Школа отменяется. Вместо этого меня везут в больницу, где я надеваю свой собственный белый халат без спинки, на котором вышито мое имя, – мелочь, а приятно – и свои собственные тапочки. Я люблю обыгрывать подобные ситуации в воображении. В больнице я чаще всего представляю себя гостьей на черно-белом балу Трумена Капоте. На мне белоснежное шелковое платье с нижней юбкой и открытой спиной и, может быть, еще элегантная вуаль, сотканная из души Одри Хепберн. Вот только сомневаюсь, что на этой гламурной вечеринке гости сверкали ягодицами. Ничто не сравнится с тем чувством, которое испытываешь, садясь попой на холодный смотровой стол.
Впрочем, это детская больница, так что тут встречаются случаи и похуже моего. Мне случалось наблюдать, как вокруг коек быстро задергивают занавески, и слушать доносящиеся из-за них рыдания родителей. Мне доводилось видеть и сотрудников благотворительного фонда исполнения желаний, которые шатались по больничным коридорам в пестрых костюмах, ожидая, когда их позовут к пациентам, и больных детей, которые выглядели такими счастливыми, будто с приходом клоуна весь мир перевернулся и, когда они уже отчаялись, дал им все, чего они только могли пожелать.
Как показывает практика, больше всего на свете больные дети хотят создать видимость, что они такие же, как все. Как-то раз в больницу приехал один вечно лохматый певец в красных кожаных штанах, на котором повернуты все современные подростки. Я видела, как он направлялся в одну из палат, чтобы исполнить чье-то желание. Спустя некоторое время он вышел оттуда в состоянии когнитивного диссонанса.
Классическая ошибка: он, понимаете ли, притащился сюда в полной уверенности, что сотворит чудо, и слепые тотчас прозреют, а мертвые воскреснут, – но жизнь устроена иначе. Знаменитости, что бы они там себе ни думали, не обладают волшебной силой.
Из-за угла выбегает малыш. Он абсолютно лысый и пищит, как большой голодный птенец. К счастью, он гонится за клоунессой, а не удирает от доктора, хотя такие душераздирающие сцены здесь тоже случаются.
Клоунесса останавливается в дверях кабинета и принимается жонглировать разноцветными помпонами, пытаясь меня развеселить.
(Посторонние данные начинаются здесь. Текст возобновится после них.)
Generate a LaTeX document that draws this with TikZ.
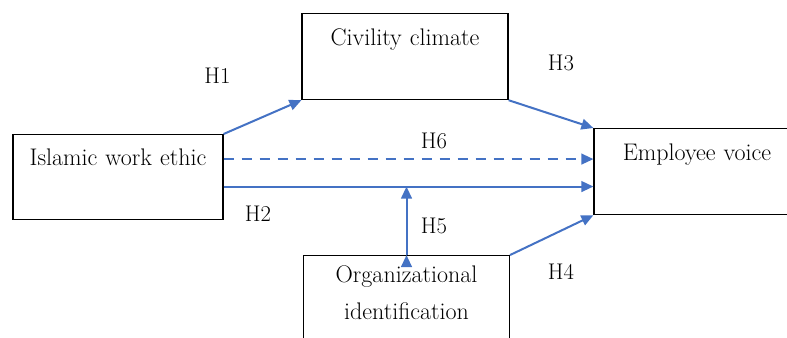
\documentclass[tikz,border=0pt]{standalone}
\usetikzlibrary{arrows.meta}
\usetikzlibrary{calc}
\usetikzlibrary{positioning}

\definecolor{linkblue}{HTML}{4472C4}

\tikzset{
  construct/.style={draw, line width=0.9pt, inner sep=0pt, anchor=north,
    text width=154.5pt, align=center, text depth=40.5pt, text height=24pt,
    font=\fontsize{18}{27.75}\selectfont},
  hyp/.style={font=\fontsize{17}{20}\selectfont},
}

\begin{document}
\begin{tikzpicture}[x=0.75pt, y=-0.75pt]
  \clip (0,0) rectangle (787,337);

  \node [construct, text width=157.5pt, text height=23.5pt, text depth=40.2pt] (iwe) at (118,134) {Islamic work ethic};
  \node [construct] (cc) at (405,13) {Civility climate};
  \node [construct] (ev) at (697,128) {Employee voice};
  \node [construct, text height=19.8pt, text depth=70pt] (oi) at (406.5,255) {Organizational\\identification};

  \coordinate (h6) at ([yshift=13.5pt]iwe.east);
  \coordinate (h2) at ([yshift=-7.1pt]iwe.east);

  \path [draw, line width=1.5pt, linkblue, -{Triangle[length=9pt,width=8pt]}]
    (iwe.north east) edge (cc.south west)
    (cc.south east)  edge (ev.north west)
    (oi.north east)  edge (ev.south west)
    (h6)             edge [dash pattern=on 7.5pt off 6pt] (h6 -| ev.west)
    (h2)             edge (h2 -| ev.west)
    (oi.north)       edge (oi.north |- h2);

  \node [hyp] (l1) at (217.5,76) {H1};
  \node [hyp] (l2) at (258,214) {H2};
  \node [hyp] (l3) at (561,63) {H3};
  \node [hyp] (l4) at (561,272) {H4};
  \node [hyp] (l5) at (434,226) {H5};
  \node [hyp] (l6) at (434,141) {H6};

\end{tikzpicture}
\end{document}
Трехлетний пациент восторженно хлопает в ладоши и радостно смотрит на меня своими огромными глазищами. Хоть я сегодня и не в духе, но при виде этой парочки не могу сдержать улыбки.
Несмотря на то, что я поставила себе за правило никогда не брататься с другими несчастными потерпевшими, к приходу врача малыш уже сидит у меня на коленях, а клоунесса попеременно пускает мыльные пузыри и играет «Где-то над радугой» на губной гармошке. Мне приходится слушать эту песню из года в год, хотя, на мой взгляд, это не лучший выбор для детской больницы. Вряд ли пациентам будет приятно воображать, что после смерти их забросит за радугу, где синяя птица подвесит их за лодыжки над бездной.